Given how the 49ers handled the Packers’ plan, it would seem incredibly unwise for the Chiefs to go about things the same way. Playing more base defense and encouraging the Niners to throw the ball seems like a far better plan. The Niners are capable of throwing it all over the field, but it’s clear from the way they played the past two games that they view Jimmy Garoppolo as more of a complement to the run game as opposed to the driver of their offensive success. Forcing them to use him as the latter type of player is probably the right path. If Garoppolo beats you, tip your hat. At least you made the Niners play left-handed and didn’t just let them do exactly what they wanted as Green Bay did a couple of weeks ago.
For this reason, it would not be at all surprising if Kyle Shanahan and company opened the game with more of a pass-heavy approach than they did last week, and specifically, it would not surprise if they tried to take the top off the defense with some deep shots early in the game. They have plenty of ways to beat teams deep down the field, whether with Deebo Samuel or Emmanuel Sanders on the outside, George Kittle over the middle, or even one of the running backs or fullback Kyle Juszczyk on a wheel route. Shanahan is as good at scheming players into open space as any play-caller in the NFL, and he will keep getting the same players into the same open spaces until you prove you can stop it.
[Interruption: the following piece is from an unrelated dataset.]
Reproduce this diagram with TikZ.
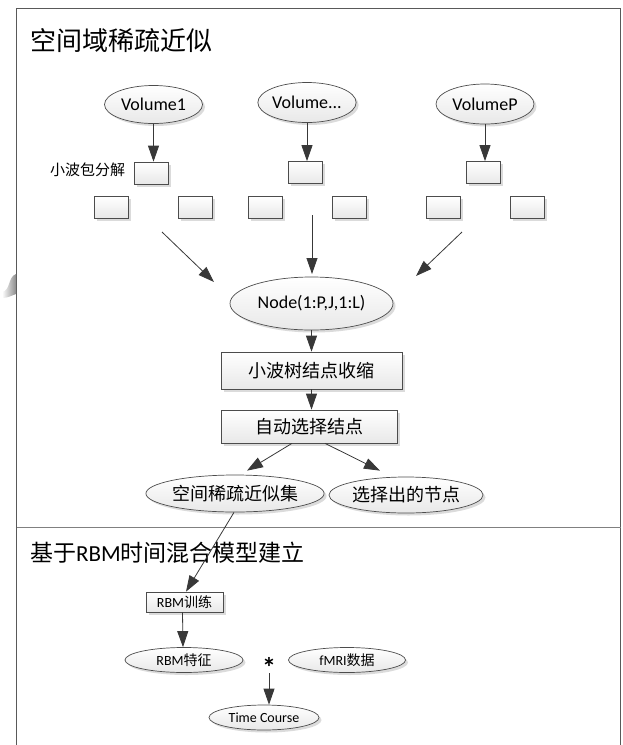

Figuring out what he has in store for this Kansas City defense is an interesting intellectual exercise. The secondary has developed into an above-average unit, even with Daniel Sorenson filling in for Juan Thornhill the last couple of games. Bashaud Breeland and Charvarius Ward do an excellent job on the outside. Tyrann Mathieu is a playmaker of the highest order. Kendall Fuller has been moving around a bit and doing a good job of it. Sorenson has been solid, but it’s possible to take advantage of him in coverage, and the same is true of linebackers Anthony Hitchens and Damien Wilson, so it seems fairly likely to me that the way for Shanahan to attack is going to be over the middle with Kittle, the backs, or whoever lines up in the slot on a particular play.
The Chiefs are highly likely to prioritize stopping Kittle out of that group, perhaps bracketing him with both a linebacker and a safety, or chipping him as he comes off the line. He’s strong and fast enough to beat any plan you throw at him, but using him as a decoy and throwing a screen behind him or a slant underneath him is an idea that has a lot of merits.
You can’t run the entire offense through the middle of the field, though, so figuring out a way to get the ball into the hands of Samuel, Sanders, and/or Kendrick Bourne on the outside. Samuel — in particular — is capable of breaking a big play from anywhere on the field, and he is heavily involved in the run game as both an eye-drawing decoy on motion and fakes, as well as a runner. The 49ers also use him in a variety of ways in the passing game, though, and if they can get him in enough space, he can beat the defense to the end zone all by himself.